| Aim |
Extract every line that contains the word "page".

###

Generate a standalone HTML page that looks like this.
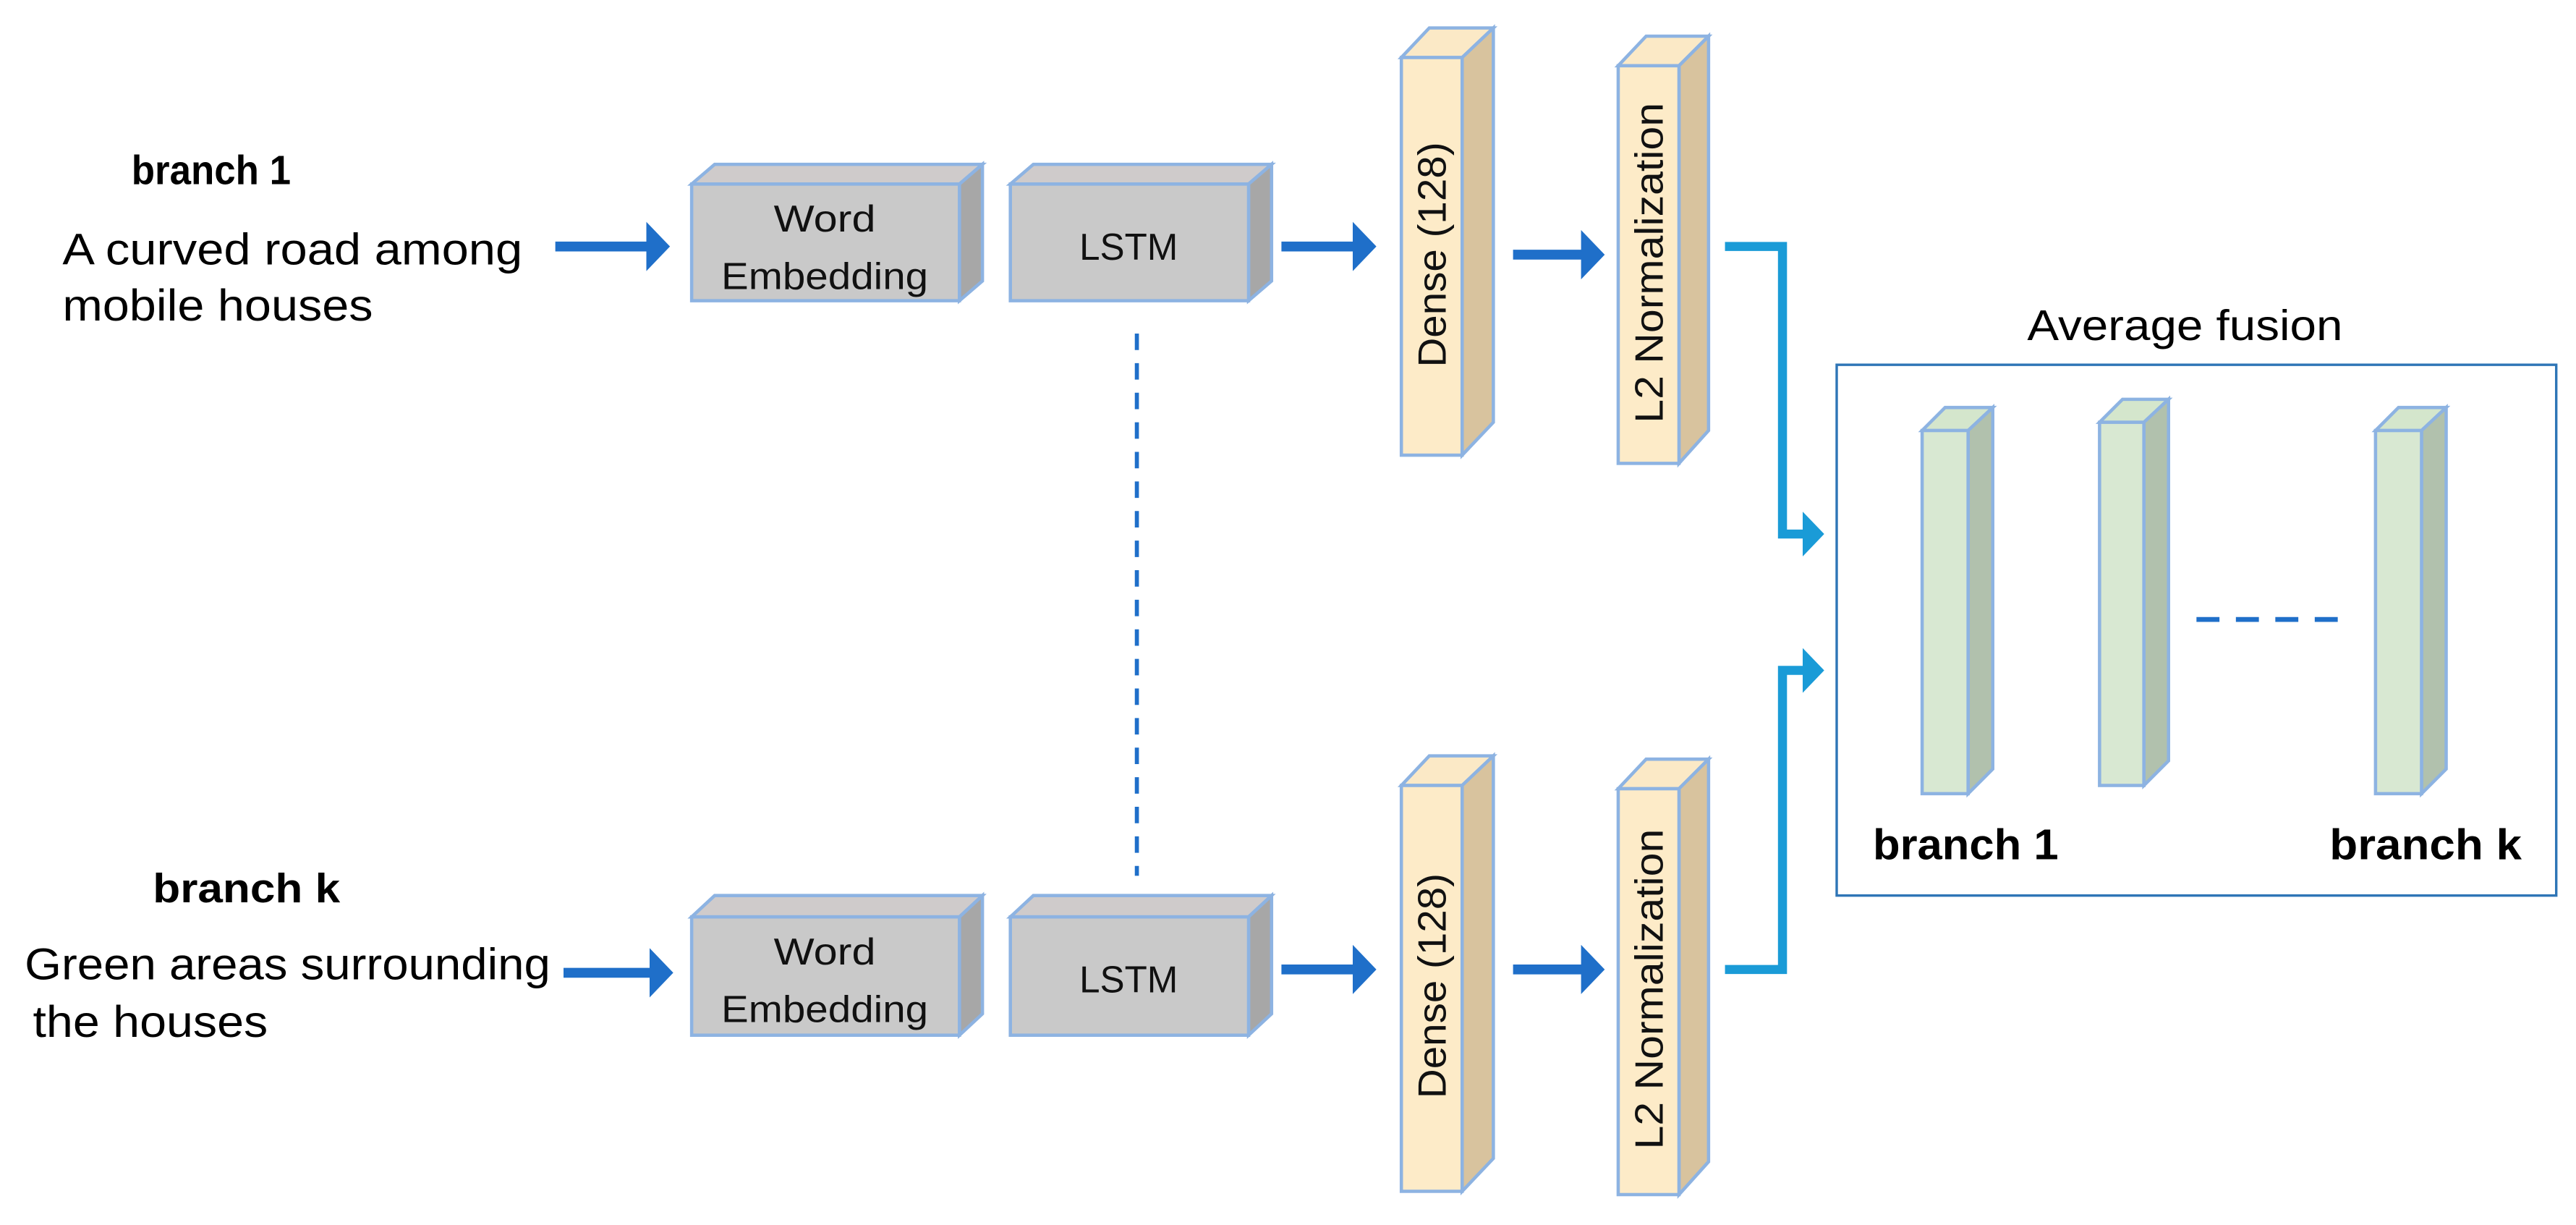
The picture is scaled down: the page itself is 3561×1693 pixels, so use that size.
<!DOCTYPE html>
<html><head><style>html,body{margin:0;padding:0;background:#fff}svg{display:block}</style></head>
<body>
<svg width="3561" height="1693" viewBox="0 0 1568 745.5" xmlns="http://www.w3.org/2000/svg" font-family="Liberation Sans, sans-serif">
<defs>
<marker id="ah" markerWidth="5" markerHeight="5" refX="1.6" refY="2.5" orient="auto" markerUnits="strokeWidth"><path d="M0,0 L2.4,2.5 L0,5 Z" fill="#1f6fc9"/></marker>
<marker id="ah2" markerWidth="5" markerHeight="5" refX="1.6" refY="2.5" orient="auto" markerUnits="strokeWidth"><path d="M0,0 L2.4,2.5 L0,5 Z" fill="#1a9bd7"/></marker>
</defs>
<g fill="#000" font-size="25">
<text x="80" y="112" font-weight="bold" textLength="97" lengthAdjust="spacingAndGlyphs">branch 1</text>
<text x="38" y="161" font-size="27" textLength="280" lengthAdjust="spacingAndGlyphs">A curved road among</text>
<text x="38" y="195" font-size="27" textLength="189" lengthAdjust="spacingAndGlyphs">mobile houses</text>
<text x="93" y="549" font-weight="bold" textLength="114" lengthAdjust="spacingAndGlyphs">branch k</text>
<text x="15" y="596" font-size="27" textLength="320" lengthAdjust="spacingAndGlyphs">Green areas surrounding</text>
<text x="20" y="631" font-size="27" textLength="143" lengthAdjust="spacingAndGlyphs">the houses</text>
</g>
<g stroke="#1f6fc9" stroke-width="6" marker-end="url(#ah)">
<line x1="338" y1="150" x2="403" y2="150"/>
<line x1="780" y1="150" x2="833" y2="150"/>
<line x1="921" y1="155" x2="972" y2="155"/>
<line x1="343" y1="592" x2="405" y2="592"/>
<line x1="780" y1="590" x2="833" y2="590"/>
<line x1="921" y1="590" x2="972" y2="590"/>
</g>
<g stroke="#8db3e2" stroke-width="2">
<polygon points="421,112 435,100 598,100 584,112" fill="#cfcbcb"/>
<polygon points="584,112 598,100 598,171 584,183" fill="#a7a7a7"/>
<rect x="421" y="112" width="163" height="71" fill="#c9c9c9"/>
<polygon points="615,112 629,100 774,100 760,112" fill="#cfcbcb"/>
<polygon points="760,112 774,100 774,171 760,183" fill="#a7a7a7"/>
<rect x="615" y="112" width="145" height="71" fill="#c9c9c9"/>
<polygon points="421,558 435,545 598,545 584,558" fill="#cfcbcb"/>
<polygon points="584,558 598,545 598,617 584,630" fill="#a7a7a7"/>
<rect x="421" y="558" width="163" height="72" fill="#c9c9c9"/>
<polygon points="615,558 629,545 774,545 760,558" fill="#cfcbcb"/>
<polygon points="760,558 774,545 774,617 760,630" fill="#a7a7a7"/>
<rect x="615" y="558" width="145" height="72" fill="#c9c9c9"/>
<polygon points="853,35 870,17 909,17 890,35" fill="#fbe9c6"/>
<polygon points="890,35 909,17 909,257 890,277" fill="#d8c39e"/>
<rect x="853" y="35" width="37" height="242" fill="#fdebc8"/>
<polygon points="985,40 1002,22 1040,22 1022,40" fill="#fbe9c6"/>
<polygon points="1022,40 1040,22 1040,262 1022,282" fill="#d8c39e"/>
<rect x="985" y="40" width="37" height="242" fill="#fdebc8"/>
<polygon points="853,478 870,460 909,460 890,478" fill="#fbe9c6"/>
<polygon points="890,478 909,460 909,705 890,725" fill="#d8c39e"/>
<rect x="853" y="478" width="37" height="247" fill="#fdebc8"/>
<polygon points="985,480 1002,462 1040,462 1022,480" fill="#fbe9c6"/>
<polygon points="1022,480 1040,462 1040,707 1022,727" fill="#d8c39e"/>
<rect x="985" y="480" width="37" height="247" fill="#fdebc8"/>
</g>
<g font-size="23" fill="#111" text-anchor="middle">
<text x="502" y="141" textLength="62" lengthAdjust="spacingAndGlyphs">Word</text><text x="502" y="176" textLength="126" lengthAdjust="spacingAndGlyphs">Embedding</text>
<text x="687" y="158" textLength="60" lengthAdjust="spacingAndGlyphs">LSTM</text>
<text x="502" y="587" textLength="62" lengthAdjust="spacingAndGlyphs">Word</text><text x="502" y="622" textLength="126" lengthAdjust="spacingAndGlyphs">Embedding</text>
<text x="687" y="604" textLength="60" lengthAdjust="spacingAndGlyphs">LSTM</text>
<text transform="translate(880,155) rotate(-90)" font-size="24" textLength="137" lengthAdjust="spacingAndGlyphs">Dense (128)</text>
<text transform="translate(1012,160) rotate(-90)" font-size="24" textLength="195" lengthAdjust="spacingAndGlyphs">L2 Normalization</text>
<text transform="translate(880,600) rotate(-90)" font-size="24" textLength="137" lengthAdjust="spacingAndGlyphs">Dense (128)</text>
<text transform="translate(1012,602) rotate(-90)" font-size="24" textLength="195" lengthAdjust="spacingAndGlyphs">L2 Normalization</text>
</g>
<line x1="692" y1="203" x2="692" y2="533" stroke="#1f6fc9" stroke-width="2.5" stroke-dasharray="10,8"/>
<g fill="none" stroke="#1a9bd7" stroke-width="5.5">
<polyline points="1050,150 1085,150 1085,325 1106,325" marker-end="url(#ah2)"/>
<polyline points="1050,590 1085,590 1085,408 1106,408" marker-end="url(#ah2)"/>
</g>
<text x="1330" y="207" font-size="26" text-anchor="middle" textLength="192" lengthAdjust="spacingAndGlyphs">Average fusion</text>
<rect x="1118" y="222" width="438" height="323" fill="none" stroke="#2e75b6" stroke-width="1.5"/>
<g stroke="#8db3e2" stroke-width="2">
<polygon points="1170,262 1184,248 1213,248 1198,262" fill="#d4e6cc"/>
<polygon points="1198,262 1213,248 1213,468 1198,483" fill="#b1c1ad"/>
<rect x="1170" y="262" width="28" height="221" fill="#d8e8d2"/>
<polygon points="1278,257 1292,243 1320,243 1305,257" fill="#d4e6cc"/>
<polygon points="1305,257 1320,243 1320,463 1305,478" fill="#b1c1ad"/>
<rect x="1278" y="257" width="27" height="221" fill="#d8e8d2"/>
<polygon points="1446,262 1460,248 1489,248 1474,262" fill="#d4e6cc"/>
<polygon points="1474,262 1489,248 1489,468 1474,483" fill="#b1c1ad"/>
<rect x="1446" y="262" width="28" height="221" fill="#d8e8d2"/>
</g>
<line x1="1337" y1="377" x2="1430" y2="377" stroke="#1f6fc9" stroke-width="3" stroke-dasharray="14,10"/>
<g font-size="26" font-weight="bold">
<text x="1140" y="523" textLength="113" lengthAdjust="spacingAndGlyphs">branch 1</text>
<text x="1418" y="523" textLength="117" lengthAdjust="spacingAndGlyphs">branch k</text>
</g>
</svg>
</body></html>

###

| Written response |
Generate a standalone HTML page that looks like this.
The picture is scaled down: the page itself is 3561×1693 pixels, so use that size.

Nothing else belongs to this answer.